Man has conceived that there is such a condition as life separate from God, and obedient to man’s thought; he has produced such a state of mind. When man changes his mind he will find that he lives in heaven continually, but by the power of his thought has made all kinds of places: earth, purgatory, heaven, hell and numerous intermediate states

The righteous are never promised salvation in heaven. The granting of salvation will be at the judgment seat at Christ's return, rather than at some time after death when we supposedly leave 'purgatory' (Matt. 25:31-34; Rev. 22:12).

All the righteous receive their rewards at the same time, rather than each person gaining salvation at different times (Heb. 11:39,40; 2 Tim. 4:8).

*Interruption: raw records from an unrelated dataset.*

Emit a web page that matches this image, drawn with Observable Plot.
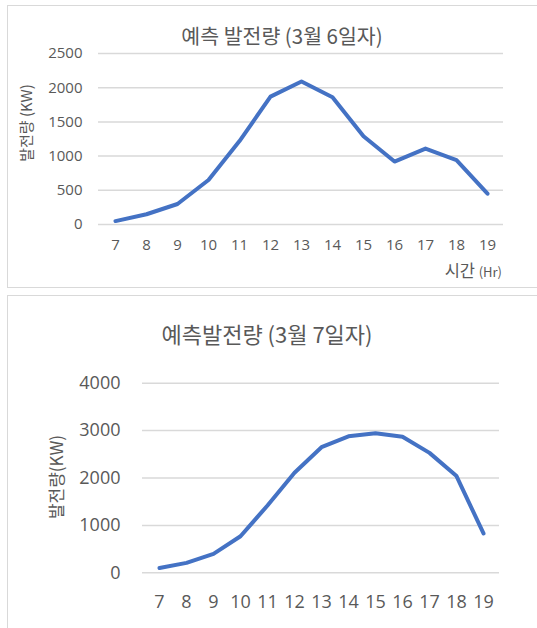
<!DOCTYPE html>
<html><head><meta charset="utf-8">
<script src="https://cdn.jsdelivr.net/npm/d3@7"></script>
<script src="https://cdn.jsdelivr.net/npm/@observablehq/plot@0.6"></script>
<style>
body{margin:0;background:#fff;width:537px;height:628px;overflow:hidden;position:relative;font-family:"Noto Sans CJK KR",sans-serif;color:#595959}
.box{position:absolute;border:1.5px solid #d9d9d9;box-sizing:border-box}
.t{position:absolute;white-space:nowrap;line-height:1;transform:translate(-50%,-50%)}
.plot{position:absolute;left:0}
</style></head><body>
<div class="box" style="left:7px;top:5px;width:560px;height:283px"></div>
<div class="box" style="left:7px;top:295px;width:560px;height:360px"></div>
<div class="t" style="left:282px;top:35px;font-size:20.5px">예측 발전량 (3월 6일자)</div>
<div class="t" style="left:25px;top:123px;font-size:15px;transform:translate(-50%,-50%) rotate(-90deg)">발전량 (KW)</div>
<div class="t" style="left:502px;top:270px;font-size:16.5px;transform:translate(-100%,-50%)">시간 <span style="font-size:13px">(Hr)</span></div>
<div class="t" style="left:267px;top:333px;font-size:22px">예측발전량 (3월 7일자)</div>
<div class="t" style="left:55px;top:477px;font-size:17px;transform:translate(-50%,-50%) rotate(-90deg)">발전량(KW)</div>
<div id="c1" class="plot" style="top:0"></div>
<div id="c2" class="plot" style="top:290px"></div>
<script>
const hours = [7, 8, 9, 10, 11, 12, 13, 14, 15, 16, 17, 18, 19];
const march6 = [50, 150, 300, 650, 1220, 1870, 2090, 1860, 1290, 920, 1110, 940, 450];
const march7 = [100, 210, 400, 770, 1420, 2110, 2650, 2880, 2945, 2870, 2530, 2040, 830];
const yTicks1 = [0, 500, 1000, 1500, 2000, 2500];
const yTicks2 = [0, 1000, 2000, 3000, 4000];

const d1 = hours.map((h, i) => ({hour: h, kw: march6[i]}));
const d2 = hours.map((h, i) => ({hour: h, kw: march7[i]}));

function chart(data, yTicks, yMax, opts) {
  return Plot.plot({
    width: 537, height: opts.height,
    marginLeft: opts.ml, marginRight: opts.mr, marginTop: opts.mt, marginBottom: opts.mb,
    style: {fontFamily: '"Open Sans", sans-serif', fontSize: opts.fs + "px", color: "#595959", background: "transparent", overflow: "visible"},
    x: {type: "point", domain: hours, padding: 0.5},
    y: {domain: [0, yMax]},
    marks: [
      Plot.gridY(yTicks, {stroke: "#d9d9d9", strokeOpacity: 1, strokeWidth: 1.5}),
      Plot.axisY(yTicks, {tickSize: 0, tickPadding: opts.yp, label: null, fill: "#595959", tickFormat: d => String(d)}),
      Plot.axisX(hours, {tickSize: 0, tickPadding: opts.xp, label: null, fill: "#595959", tickFormat: d => String(d)}),
      Plot.line(data, {x: "hour", y: "kw", stroke: "#4472C4", strokeWidth: 4, strokeLinejoin: "round", strokeLinecap: "round"})
    ]
  });
}

document.getElementById("c1").append(chart(d1, yTicks1, 2500, {height: 290, ml: 98, mr: 34, mt: 53, mb: 66, fs: 15, yp: 16, xp: 15}));
document.getElementById("c2").append(chart(d2, yTicks2, 4000, {height: 338, ml: 142, mr: 38, mt: 92.7, mb: 55.7, fs: 18, yp: 22, xp: 22}));
</script>
</body></html>
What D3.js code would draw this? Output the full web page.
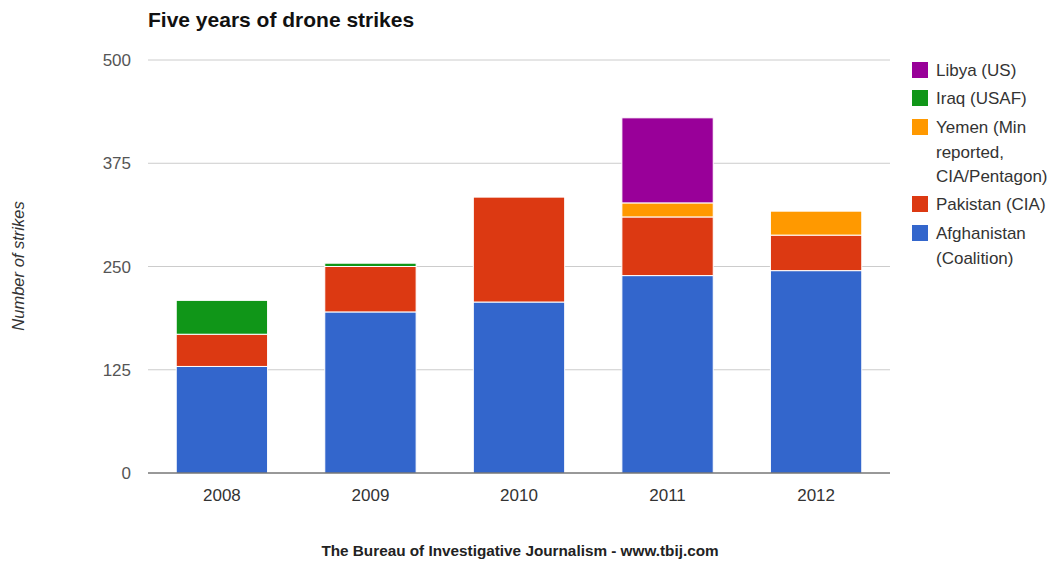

Death is followed by complete unconsciousness, rather than the activities suggested by the doctrine of purgatory.

We are purged from our sins through baptism into Christ and developing a firm faith in his work during our present life, rather than through some period of suffering after death. We are told to "purge out therefore the old leaven" of sin in our lives (1 Cor. 5:7); to purge ourselves from the works of sin (2 Tim. 2:21; Heb. 9:14). Our time of purging is therefore now, in this life, rather than in a place of purging ('purgatory') which we enter after death. "Now is the day of salvation...now is the accepted time" (2 Cor. 6:2). Our obedience to God in baptism and development of a spiritual character in this life, will lead to our salvation (Gal. 6:8) - not to the spending of a period in 'purgatory'.

The efforts of others to save us through candle-burning and other donations to the Catholic church, will not affect our salvation at all. "They that trust in their wealth...none of them can by any means redeem his brother, nor give to God a ransom for him...that he should still live for ever" (Ps. 49:6-9).